On January 24, 1874, a civil engineer named Charles Marsh gathered nineteen other prominent citizens of Nevada City to form a committee with a single purpose: build a railroad from the Gold Rush towns of Nevada City and Grass Valley south to Colfax, where it would connect with the transcontinental Central Pacific line. Marsh, who had helped found the Central Pacific Railroad itself, purchased $10,000 in stock -- a five percent stake. By March, the California legislature and Governor Newton Booth had approved the right to build, and by June, an Act of Congress granted right of way through public lands. Construction began in January 1875 with 600 men employed within two months. The narrow gauge tracks ran 22.53 miles, climbing 1,159 feet and descending 1,042 feet from Colfax, threading through stations at You Bet, Chicago Park, and Grass Valley before reaching Nevada City.

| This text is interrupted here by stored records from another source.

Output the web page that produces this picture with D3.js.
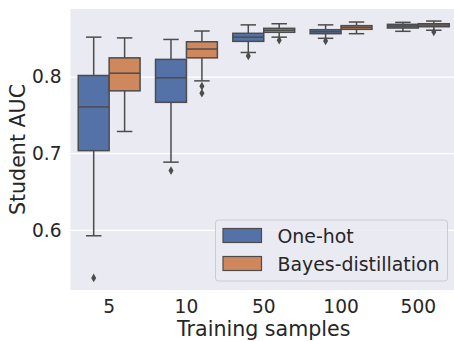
<!DOCTYPE html>
<html>
<head>
<meta charset="utf-8">
<script src="https://cdn.jsdelivr.net/npm/d3@7"></script>
<style>
  body { margin: 0; background: #fff; }
  svg { display: block; font-family: "DejaVu Sans", sans-serif; }
</style>
</head>
<body>
<div class="chart"></div>
<script>
const width = 454;
const height = 341;
const plot = { left: 70.5, right: 457, top: 9, bottom: 290 };

// categories and series
const samples = ["5", "10", "50", "100", "500"];
const seriesNames = ["One-hot", "Bayes-distillation"];
const seriesColors = ["#5572a8", "#cf875e"];
const yTicks = [0.6, 0.7, 0.8];

// box stats per category: [whiskerLow, q1, median, q3, whiskerHigh]
const oneHotBoxes = [
  [0.593, 0.704, 0.761, 0.802, 0.852],
  [0.689, 0.767, 0.799, 0.823, 0.849],
  [0.832, 0.8465, 0.852, 0.857, 0.868],
  [0.8505, 0.8565, 0.859, 0.8617, 0.868],
  [0.8596, 0.8639, 0.8665, 0.8687, 0.8713]
];
const oneHotOutliers = [[0.538], [0.678], [0.8275], [0.847], []];

const bayesBoxes = [
  [0.729, 0.782, 0.805, 0.825, 0.851],
  [0.795, 0.825, 0.8365, 0.846, 0.860],
  [0.852, 0.8583, 0.861, 0.8635, 0.8695],
  [0.8565, 0.8622, 0.8648, 0.867, 0.8717],
  [0.861, 0.8656, 0.8678, 0.8695, 0.873]
];
const bayesOutliers = [[], [0.788, 0.779], [0.848], [], [0.8587]];

const lineGray = "#4c4c4c";

// Builds the box records from the arrays above
function buildBoxes()
{
    const boxes = [];
    const allStats = [oneHotBoxes, bayesBoxes];
    const allOutliers = [oneHotOutliers, bayesOutliers];
    samples.forEach((s, i) => {
        seriesNames.forEach((name, j) => {
            const st = allStats[j][i];
            boxes.push({
                sample: s, series: name, color: seriesColors[j],
                lo: st[0], q1: st[1], med: st[2], q3: st[3], hi: st[4],
                outliers: allOutliers[j][i]
            });
        });
    });
    return boxes;
}

const svg = d3.select(".chart").append("svg")
    .attr("width", width)
    .attr("height", height);

const x = d3.scaleBand()
    .domain(samples)
    .range([plot.left, plot.right]);

// inner scale for the two hue boxes (80% of each band)
const xInner = d3.scaleBand()
    .domain(seriesNames)
    .range([x.bandwidth() * 0.1, x.bandwidth() * 0.9]);

const y = d3.scaleLinear()
    .domain([0.5223, 0.8887])
    .range([plot.bottom, plot.top]);

// background
svg.append("rect")
    .attr("x", plot.left)
    .attr("y", plot.top)
    .attr("width", plot.right - plot.left)
    .attr("height", plot.bottom - plot.top)
    .attr("fill", "#eaeaf2");

// grid lines
svg.append("g")
    .selectAll("line")
    .data(yTicks)
    .join("line")
    .attr("x1", plot.left)
    .attr("x2", plot.right)
    .attr("y1", d => y(d))
    .attr("y2", d => y(d))
    .attr("stroke", "#fff")
    .attr("stroke-width", 1.3);

// y tick labels
const yAxis = svg.append("g")
    .attr("transform", `translate(${plot.left},0)`)
    .call(d3.axisLeft(y).tickValues(yTicks).tickSize(0).tickPadding(9).tickFormat(d3.format(".1f")));
yAxis.select(".domain").remove();
yAxis.selectAll("text")
    .attr("font-size", "18.6px")
    .attr("font-family", "DejaVu Sans")
    .attr("fill", "#262626");

// x tick labels
const xAxis = svg.append("g")
    .attr("transform", `translate(0,${plot.bottom})`)
    .call(d3.axisBottom(x).tickSize(0).tickPadding(9.5));
xAxis.select(".domain").remove();
xAxis.selectAll("text")
    .attr("font-size", "18.6px")
    .attr("font-family", "DejaVu Sans")
    .attr("fill", "#262626");

// axis titles
svg.append("text")
    .attr("x", (plot.left + plot.right) / 2)
    .attr("y", 336)
    .attr("text-anchor", "middle")
    .attr("font-size", "20.6px")
    .attr("fill", "#262626")
    .text("Training samples");

svg.append("text")
    .attr("transform", `translate(25,${(plot.top + plot.bottom) / 2}) rotate(-90)`)
    .attr("text-anchor", "middle")
    .attr("font-size", "20.6px")
    .attr("fill", "#262626")
    .text("Student AUC");

// boxes
const boxes = buildBoxes();
const bw = xInner.bandwidth();

const g = svg.append("g")
    .selectAll("g")
    .data(boxes)
    .join("g")
    .attr("transform", d => `translate(${x(d.sample) + xInner(d.series)},0)`);

// whiskers
g.append("line")
    .attr("x1", bw / 2).attr("x2", bw / 2)
    .attr("y1", d => y(d.q3)).attr("y2", d => y(d.hi))
    .attr("stroke", lineGray).attr("stroke-width", 1.5);
g.append("line")
    .attr("x1", bw / 2).attr("x2", bw / 2)
    .attr("y1", d => y(d.q1)).attr("y2", d => y(d.lo))
    .attr("stroke", lineGray).attr("stroke-width", 1.5);

// caps
g.append("line")
    .attr("x1", bw / 4).attr("x2", bw * 3 / 4)
    .attr("y1", d => y(d.hi)).attr("y2", d => y(d.hi))
    .attr("stroke", lineGray).attr("stroke-width", 1.5);
g.append("line")
    .attr("x1", bw / 4).attr("x2", bw * 3 / 4)
    .attr("y1", d => y(d.lo)).attr("y2", d => y(d.lo))
    .attr("stroke", lineGray).attr("stroke-width", 1.5);

// box body
g.append("rect")
    .attr("x", 0)
    .attr("width", bw)
    .attr("y", d => y(d.q3))
    .attr("height", d => y(d.q1) - y(d.q3))
    .attr("fill", d => d.color)
    .attr("stroke", lineGray)
    .attr("stroke-width", 1.5);

// median
g.append("line")
    .attr("x1", 0).attr("x2", bw)
    .attr("y1", d => y(d.med)).attr("y2", d => y(d.med))
    .attr("stroke", lineGray).attr("stroke-width", 1.5);

// outliers (diamonds)
g.selectAll("path.outlier")
    .data(d => d.outliers)
    .join("path")
    .attr("class", "outlier")
    .attr("transform", v => `translate(${bw / 2},${y(v)})`)
    .attr("d", d3.symbol(d3.symbolDiamond, 22))
    .attr("fill", lineGray);

// legend
const legend = svg.append("g")
    .attr("transform", "translate(215.5,220)");

legend.append("rect")
    .attr("width", 232)
    .attr("height", 61)
    .attr("rx", 3)
    .attr("fill", "#eaeaf2")
    .attr("fill-opacity", 0.8)
    .attr("stroke", "#cccccc")
    .attr("stroke-width", 1);

const item = legend.selectAll("g.item")
    .data(seriesNames)
    .join("g")
    .attr("class", "item")
    .attr("transform", (d, i) => `translate(0,${8.5 + i * 28})`);

item.append("rect")
    .attr("x", 7.5)
    .attr("width", 38.5)
    .attr("height", 14)
    .attr("fill", (d, i) => seriesColors[i])
    .attr("stroke", lineGray)
    .attr("stroke-width", 1.2);

item.append("text")
    .attr("x", 62)
    .attr("y", 14.2)
    .attr("font-size", "18.9px")
    .attr("fill", "#262626")
    .text(d => d);
</script>
</body>
</html>
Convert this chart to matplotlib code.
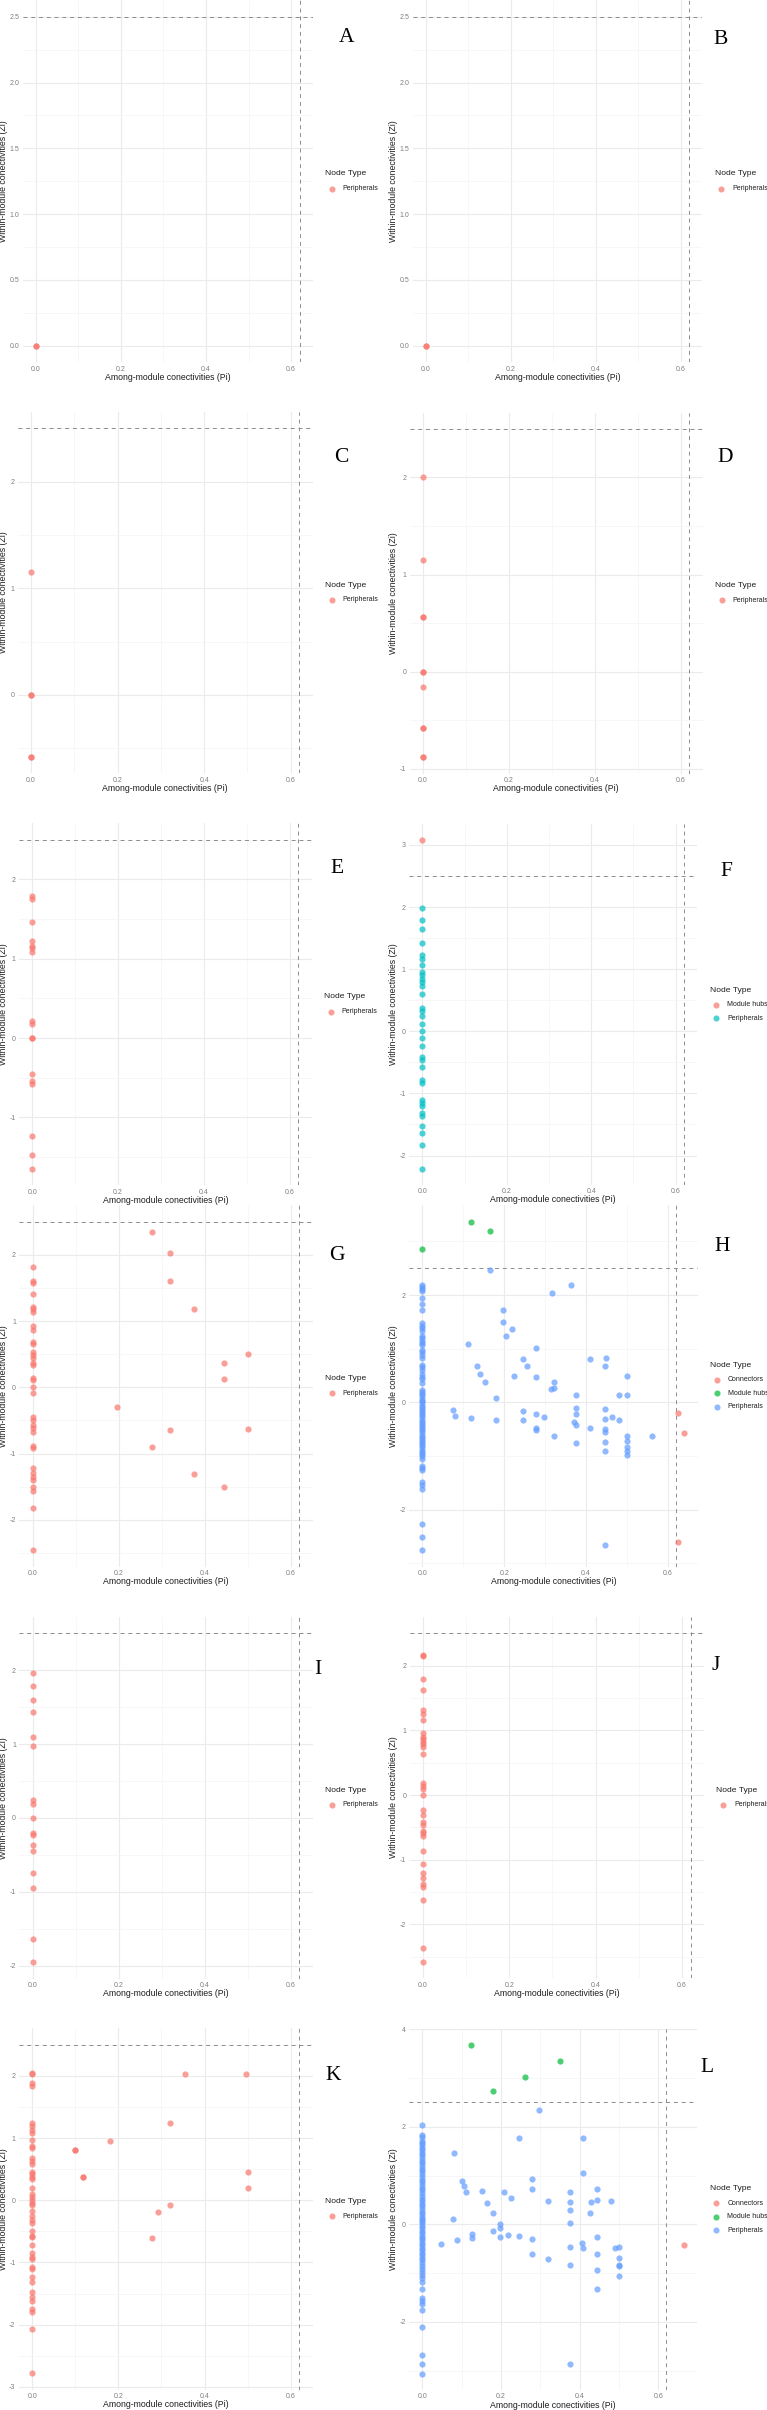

The Woman Who Ran the Railroad

John Flint Kidder, the chief engineer who built the line, settled in Grass Valley and became the railroad's general superintendent, then its second president in 1884. When Kidder died in 1901, his widow Sarah took over the presidency, becoming by all accounts the first female railroad president in the world. She ran the NCNGRR for twelve years, overseeing the construction of a 3.56-mile cutoff in 1907 that improved the grade, and the completion of the Bear River Bridge in 1908 -- at the time, the highest railroad bridge in California. By 1912, under her leadership, the railroad was running three mixed trains daily each way between Nevada City and Colfax, with a fourth daily run between Grass Valley and Colfax. Sarah Kidder sold her interests in 1913 and retired to San Francisco, leaving behind a railroad that functioned as smoothly as any in the state.

Gold by the Trainload

The narrow gauge's primary cargo was the reason Nevada County existed at all: gold. Mining operations born of the California Gold Rush needed a way to move ore, equipment, and people through semi-mountainous terrain where wagon transport was slow and expensive. When the railroad arrived, freight rates dropped to a fraction of their former cost, stimulating every form of economic activity in the region. Timber operators gained access to markets via the Southern Pacific connection at Colfax. Fruit and grape growers in Chicago Park shipped their harvests. But gold was king. Two hundred million dollars' worth of it rode those narrow tracks during the railroad's lifetime, secured in small iron safes that no one ever attempted to rob. The NCNGRR was the economic bloodline of the county -- a fact that would make its eventual disappearance all the more stark.

One Dollar, Then Silence

In 1926, Earl Taylor and his associates purchased the entire railroad for one dollar. The automobile and paved roads had eroded the passenger business, and the mines that had sustained freight traffic were winding down. Taylor ran the line for sixteen more years, but when World War II broke out, he sold the railroad to Dulian Steel Products Company in 1942 for $251,000. The company wanted the metal, not the trains. On May 29, 1942, the last train ran over the line. The tracks were pulled up. The bridges came down. The stations closed. In 1976, exactly one hundred years after the inaugural run from Colfax to Grass Valley, the historical fraternity E Clampus Vitus erected a marker near the old NCNGRR depot in Colfax -- the southern terminus where it all began and where, in the end, there was nothing left but the memory of a whistle echoing through the pines.

From the Air

The Nevada County Narrow Gauge Railroad route ran from Colfax (39.100N, 120.953W) north through Grass Valley to Nevada City, a distance of 22.53 miles through the Sierra Nevada foothills. The route is no longer visible as intact track, but the corridor can be traced through the terrain. Key landmarks include the former Bear River Bridge site and the Nevada County Narrow Gauge Railroad Museum in Nevada City, which houses restored Engine No. 5. Nearby airports include Nevada County Airport (KGOO) approximately 3 miles south of Nevada City and Auburn Municipal Airport (KAUN) approximately 18 miles south of Colfax. Best viewing altitude is 3,000-4,000 feet AGL to trace the full route through wooded, hilly terrain.